BY Fraser Tennant
Continuing its recent, high-profile mergers & acquisitions (M&A) activity within the healthcare sector, private equity (PE) firm KKR is to acquire US medical staff provider Envision Healthcare in a deal valued at $5.57bn.
The acquisition of Envision saw global investment giant KKR see off competition from Carlyle Group, TPG Global and others to seal the deal for $46 per share. The agreement is an all-cash transaction, including the assumption or repayment of debt.
"Envision is a leading provider of physician-led services in a healthcare system in which physician-patient interactions have a pronounced impact on nearly all healthcare decisions,” said Jim Momtazee, head of KKR's healthcare investment team. “Envision has a very strong reputation for delivering high-quality, patient-focused care through its network of 25,000 clinical professionals at thousands of hospitals, surgery centres and alternate sites of care across the country.”

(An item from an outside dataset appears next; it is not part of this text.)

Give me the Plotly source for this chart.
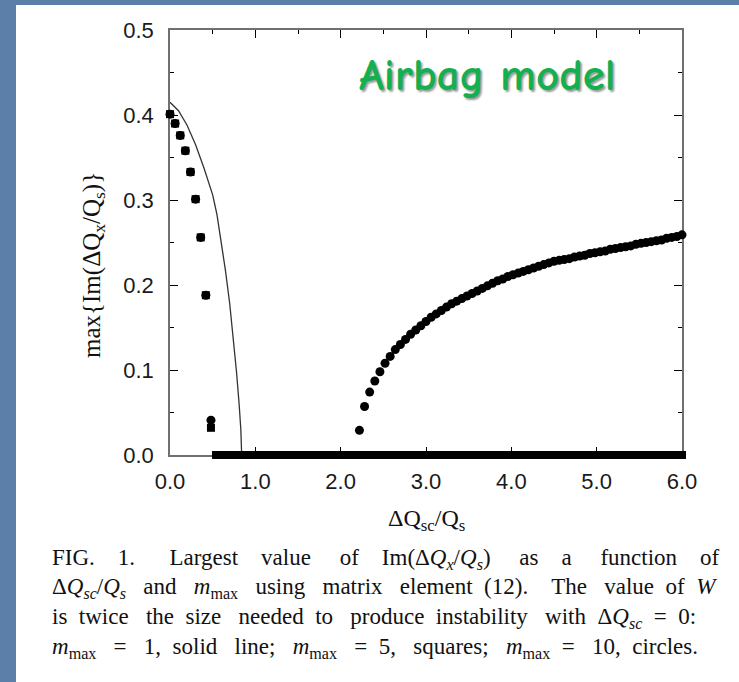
import plotly.graph_objects as go

# ---------------- data ----------------
# m_max = 1 (solid line)
line_x = [0.0, 0.1, 0.2, 0.3, 0.4, 0.45, 0.5, 0.55, 0.6, 0.65, 0.7, 0.75, 0.78, 0.81, 0.83, 0.84]
line_y = [0.415, 0.405, 0.388, 0.365, 0.337, 0.322, 0.306, 0.283, 0.252, 0.217, 0.178, 0.130, 0.097, 0.060, 0.030, 0.0]

# left branch (both m_max = 5 and m_max = 10)
left_x = [0.0, 0.06, 0.12, 0.18, 0.24, 0.30, 0.36, 0.42, 0.48]
left_sq = [0.401, 0.390, 0.376, 0.358, 0.333, 0.301, 0.256, 0.188, 0.032]
left_ci = [0.401, 0.390, 0.376, 0.358, 0.333, 0.301, 0.256, 0.188, 0.041]

# stable region (zero growth)
zero_x = [0.54, 0.60, 0.66, 0.72, 0.78, 0.84, 0.90, 0.96, 1.02, 1.08, 1.14, 1.20, 1.26, 1.32,
          1.38, 1.44, 1.50, 1.56, 1.62, 1.68, 1.74, 1.80, 1.86, 1.92, 1.98, 2.04, 2.10, 2.16,
          2.22, 2.28, 2.34, 2.40, 2.46, 2.52, 2.58, 2.64, 2.70, 2.76, 2.82, 2.88, 2.94, 3.00,
          3.06, 3.12, 3.18, 3.24, 3.30, 3.36, 3.42, 3.48, 3.54, 3.60, 3.66, 3.72, 3.78, 3.84,
          3.90, 3.96, 4.02, 4.08, 4.14, 4.20, 4.26, 4.32, 4.38, 4.44, 4.50, 4.56, 4.62, 4.68,
          4.74, 4.80, 4.86, 4.92, 4.98, 5.04, 5.10, 5.16, 5.22, 5.28, 5.34, 5.40, 5.46, 5.52,
          5.58, 5.64, 5.70, 5.76, 5.82, 5.88, 5.94, 6.00]
zero_y = [0.0] * len(zero_x)

# right branch (m_max = 10, circles)
right_x = [2.22, 2.28, 2.34, 2.40, 2.46, 2.52, 2.58, 2.64, 2.70, 2.76, 2.82, 2.88, 2.94, 3.00,
           3.06, 3.12, 3.18, 3.24, 3.30, 3.36, 3.42, 3.48, 3.54, 3.60, 3.66, 3.72, 3.78, 3.84,
           3.90, 3.96, 4.02, 4.08, 4.14, 4.20, 4.26, 4.32, 4.38, 4.44, 4.50, 4.56, 4.62, 4.68,
           4.74, 4.80, 4.86, 4.92, 4.98, 5.04, 5.10, 5.16, 5.22, 5.28, 5.34, 5.40, 5.46, 5.52,
           5.58, 5.64, 5.70, 5.76, 5.82, 5.88, 5.94, 6.00]
right_y = [0.029, 0.057, 0.074, 0.087, 0.098, 0.108, 0.116, 0.124, 0.130, 0.136, 0.142, 0.147,
           0.152, 0.157, 0.162, 0.166, 0.170, 0.174, 0.178, 0.181, 0.184, 0.187, 0.190, 0.193,
           0.196, 0.199, 0.202, 0.205, 0.207, 0.210, 0.212, 0.214, 0.216, 0.218, 0.220, 0.222,
           0.224, 0.226, 0.228, 0.229, 0.230, 0.231, 0.233, 0.234, 0.235, 0.237, 0.238, 0.239,
           0.240, 0.242, 0.243, 0.244, 0.245, 0.246, 0.248, 0.249, 0.250, 0.251, 0.252, 0.253,
           0.255, 0.256, 0.257, 0.259]

x_ticks = [0, 1, 2, 3, 4, 5, 6]
x_ticklabels = ["0.0", "1.0", "2.0", "3.0", "4.0", "5.0", "6.0"]
y_ticks = [0.0, 0.1, 0.2, 0.3, 0.4, 0.5]
y_ticklabels = ["0.0", "0.1", "0.2", "0.3", "0.4", "0.5"]

QX = "Δ<i>Q</i><sub><i>x</i></sub>/<i>Q</i><sub><i>s</i></sub>"
QSC = "Δ<i>Q</i><sub><i>sc</i></sub>"
QS = "<i>Q</i><sub><i>s</i></sub>"
MM = "<i>m</i><sub>max</sub>"
caption_words = [
    ["FIG.", "1.", "Largest", "value", "of", "Im(" + QX + ")", "as", "a", "function", "of"],
    [QSC + "/" + QS, "and", MM, "using", "matrix", "element", "(12).", "The", "value", "of", "<i>W</i>"],
    ["is", "twice", "the", "size", "needed", "to", "produce", "instability", "with", QSC, "=", "0:"],
    [MM, "=", "1,", "solid", "line;", MM, "=", "5,", "squares;", MM, "=", "10,", "circles."],
]
# number of spaces in each gap (justified layout)
caption_gaps = [
    [4, 6, 4, 5, 4, 5, 4, 5, 4],
    [3, 3, 3, 3, 3, 2, 4, 3, 2, 2],
    [2, 3, 2, 3, 2, 3, 2, 3, 2, 2, 2],
    [3, 3, 2, 3, 3, 3, 2, 3, 3, 2, 3, 2],
]

# ---------------- layout geometry ----------------
W, H = 739, 682
L, R, T, B = 170, 682, 30, 455   # plot area in pixels


def xp(px):
    return (px - L) / (R - L)


def yp(py):
    return (B - py) / (B - T)


fig = go.Figure()

fig.add_trace(go.Scatter(x=line_x, y=line_y, mode="lines",
                         line=dict(color="#333333", width=1.3), cliponaxis=False))
fig.add_trace(go.Scatter(x=left_x + zero_x, y=left_sq + zero_y, mode="markers",
                         marker=dict(symbol="square", size=8, color="black"), cliponaxis=False))
fig.add_trace(go.Scatter(x=left_x, y=left_ci, mode="markers",
                         marker=dict(symbol="circle", size=9, color="black"), cliponaxis=False))
fig.add_trace(go.Scatter(x=zero_x, y=zero_y, mode="markers",
                         marker=dict(symbol="circle", size=8, color="black"), cliponaxis=False))
fig.add_trace(go.Scatter(x=right_x, y=right_y, mode="markers",
                         marker=dict(symbol="circle", size=9, color="black"), cliponaxis=False))

axis_common = dict(
    showline=True, linecolor="#707070", linewidth=1.5, mirror="ticks",
    ticks="inside", ticklen=8, tickwidth=1.3, tickcolor="black",
    showgrid=False, zeroline=False, layer="below traces",
    tickfont=dict(family="Liberation Sans, Arial", size=22, color="#1a1a1a"),
)

fig.update_xaxes(range=[0, 6], tickvals=x_ticks, ticktext=x_ticklabels,
                 minor=dict(dtick=0.5, ticks="inside", ticklen=4, tickcolor="black", tickwidth=1),
                 ticklabelstandoff=6, **axis_common)
fig.update_yaxes(range=[0, 0.5], tickvals=y_ticks, ticktext=y_ticklabels,
                 minor=dict(dtick=0.05, ticks="inside", ticklen=4, tickcolor="black", tickwidth=1),
                 ticklabelstandoff=10, **axis_common)

shapes = [dict(type="rect", xref="paper", yref="paper",
               x0=xp(16), x1=xp(W + 5), y0=yp(H + 5), y1=yp(5),
               fillcolor="white", line=dict(width=0), layer="below")]

serif = "Liberation Serif, Times New Roman, serif"
annotations = [
    dict(text="max{Im(ΔQ<sub>x</sub>/Q<sub>s</sub>)}", textangle=-90,
         x=xp(93), y=yp(265), xref="paper", yref="paper", showarrow=False,
         xanchor="center", yanchor="middle", font=dict(family=serif, size=25, color="#111")),
    dict(text="ΔQ<sub>sc</sub>/Q<sub>s</sub>",
         x=xp(426), y=yp(520), xref="paper", yref="paper", showarrow=False,
         xanchor="center", yanchor="middle", font=dict(family=serif, size=24, color="#111")),
    dict(text="<b>Airbag model</b>",
         x=xp(487), y=yp(75), xref="paper", yref="paper", showarrow=False,
         xanchor="center", yanchor="middle",
         font=dict(family="Comic Sans MS, Comic Neue, Lato", size=45, color="#12b04f",
                   shadow="2px 2px 2px #9a9a9a")),
]
NB = "\u00a0"
for words, gaps, cy in zip(caption_words, caption_gaps, [559, 588, 618, 648]):
    txt = words[0]
    for w, g in zip(words[1:], gaps):
        txt += NB * g + w
    annotations.append(dict(text=txt, x=xp(50), y=yp(cy), xref="paper", yref="paper",
                            showarrow=False, xanchor="left", yanchor="middle", align="left",
                            font=dict(family=serif, size=23, color="#111")))

fig.update_layout(
    width=W, height=H,
    margin=dict(l=L, r=W - R, t=T, b=H - B, pad=0),
    paper_bgcolor="#5b7fa9", plot_bgcolor="rgba(0,0,0,0)",
    showlegend=False, shapes=shapes, annotations=annotations,
)

fig.write_html("out.html")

No stranger to Envision Healthcare, KKR already owns Envision American Medical response (AMR), the largest US provider of ambulance services, which it bought for $2.4bn in 2017 and merged with its helicopter ambulance service. Another healthcare sector deal last year saw KKR take WebMD Health Corp private for an estimated $2.8bn.
The agreement for KKR to acquire Envision Healthcare has been unanimously approved by Envision's board of directors and represents the culmination of the board's comprehensive review of strategic alternatives to enhance shareholder value.
Over the last seven months, the Envision Healthcare board, with the assistance of three independent financial advisers and legal counsel, examined a full range of options to generate shareholder value, including capital structure alternatives, potential acquisitions, portfolio optimisation, a potential sale of the whole company, and continued operation as a standalone business.
"After conducting a robust review of the business and competitive landscape, the company's opportunities and challenges, and the strategic and financial alternatives available, the board unanimously believes that this transaction will deliver the most value to Envision's shareholders,” said James D. Shelton, Envision's lead independent director.
The transaction is expected to be completed in the fourth quarter of 2018 and is subject to customary closing conditions and regulatory approvals.
Mr Momtazee concluded: “We are excited to partner with the outstanding team at Envision Healthcare to help build upon the strong foundation in place and accelerate the organisation’s growth going forward."